In 1955 Australia was visited by the “Harlem Blackbirds”, a troupe of performers from the United States. The group of 32 performers was billed as “Australia’s first all-coloured revue” and by all accounts the show was very popular. I’ve often seen programmes of the tour in my travels around second-hand bookshops and recently I found one in Newcastle – rather bug-eaten, unfortunately – that was distinguished by bearing signatures of many of the performers.

I’ve been able to find surprisingly little written about the show and its performers. Or perhaps, sadly, that isn’t surprising, given that the performers were black which may mean they have received less attention than might otherwise have been the case (pure speculation on my part).

It seems the group and the tour grew from the work of prolific songwriter, composer and showman Larry Steele, the son of a Chicago barber who went into show business when he was 21, moving to Atlantic City in 1947 where he opened a show called “Smart Affairs” in Club Harlem, featuring a female chorus billed as the “Beige Beauts”. Smart Affairs was highly successful and earned good money touring the US. It toured overseas under the banner “Harlem Blackbirds” and I understand the show went to India before touring Australia and New Zealand. The show came to Australia with the assistance of Ziegfield Theatrical Productions and Australian entrepreneur Harry Wren.

Autographed photo of Larry Steele, from my Newcastle programme

“Harlem Blackbirds” and “Blackbirds” were names with a long tradition in the context of black American performance groups, dating back at least to the 1920s. Old programmes from the 1930s show that apparently similar revues were touring London decades before Larry Steele’s Australian visit.

Smart Affairs played its last show in 1970, and Larry Steele died in 1980. More detail about his life can be found here, on Wikipedia.

The Harlem Blackbirds arrived in Sydney in June 1955 to play at the Palladium Theatre. Comedians in the troupe were Dewey “Pigmeat” Markham and Freddie and Flo Robinson. Dolores Cooper did burlesque dancing under the stage name “Sunshine Body”. Among the dancers was Peter Ray (who did a lot of novelty dancing with trays and other items balanced on his head – as shown in this somewhat appalling video where he accompanies vocal blackface performer Hoagy Carmichael.

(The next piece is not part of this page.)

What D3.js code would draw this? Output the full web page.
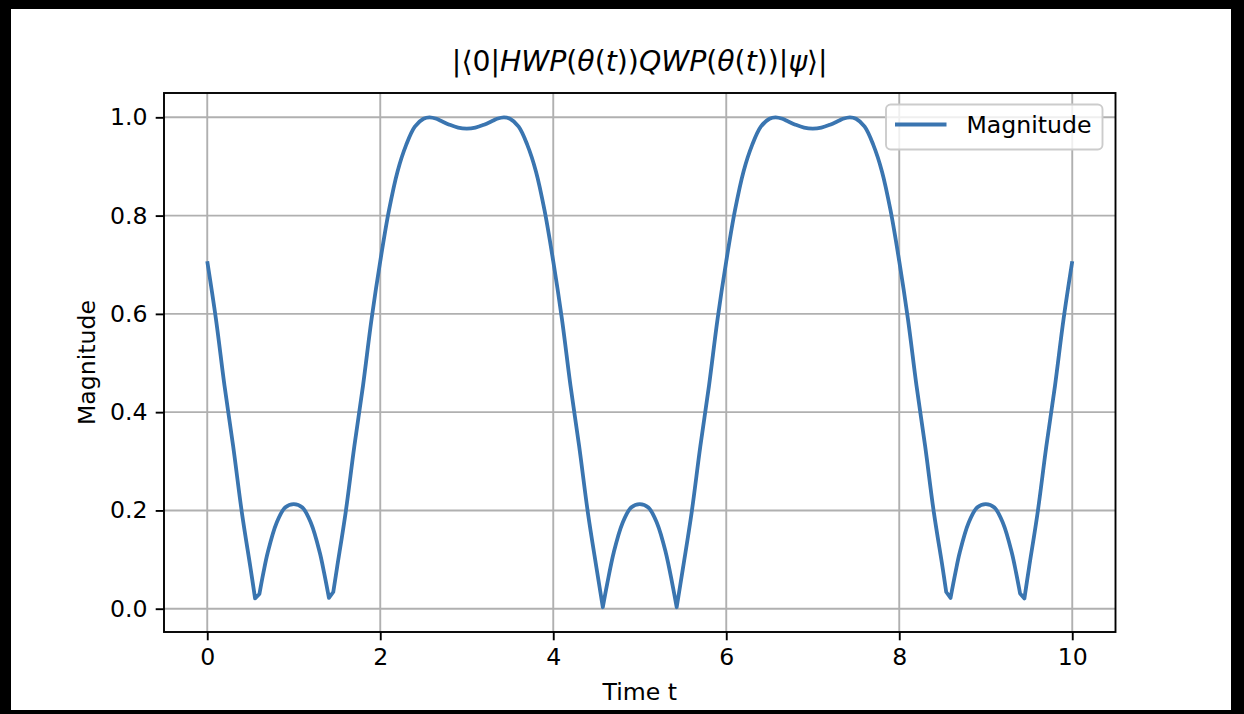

Other dancers included Paul and Chester Leonard (billed as Leonard and Leonard) and a quartet billed as the “Four Moroccos”. Prolific musician and composer Eugene “Gene” Kee (the show’s musical director) featured as “Harlem’s King of Swing” and Maurice Rocco was billed as “our star, the world’s greatest boogie woogie pianist”. The keynote singer was Mabel Scott, a sample of whose style can be heard here. Steele was the MC, and also sang and performed in skits.

The “Beige Beauts” were there: Lyle Smith (captain), Jacqueline Greenwood, Verdi Lo Presti, Betty Comeaux, Lorian Wells, Sunshine Body, Helen Colbert, Alvenice Alford and Betty Beverhoudt. Other named performers included Julian Swain, James Elliott, Leonard Harrell, Sollie Sylvester and Arnell Pugh.

Interestingly, the revue arrived in Sydney and Dewey Markham gave an interview in which he said he appreciated the lack of a colour bar, and could move more freely than in his home country. Interesting, because immediately below that news article in The Sydney Morning Herald (June 12, 1955, page 7) was another describing how the council of the NSW town of Moree had just voted to ban any people of Indigenous descent from using the town’s baths and memorial hall.

At any rate, the Harlem Blackbirds shows were popular and received reasonably favourable press reviews – particularly the dancers, though not so much the comedians.

You can view the Newcastle programme, complete with autographs, here. The show ran at the Victoria Theatre in Newcastle from October 6 to 19, 1955.


This Post Has One Comment

  1. Alexandre Litwak

    And what about the ” Harlem Blackbirds” in France in 1936 ?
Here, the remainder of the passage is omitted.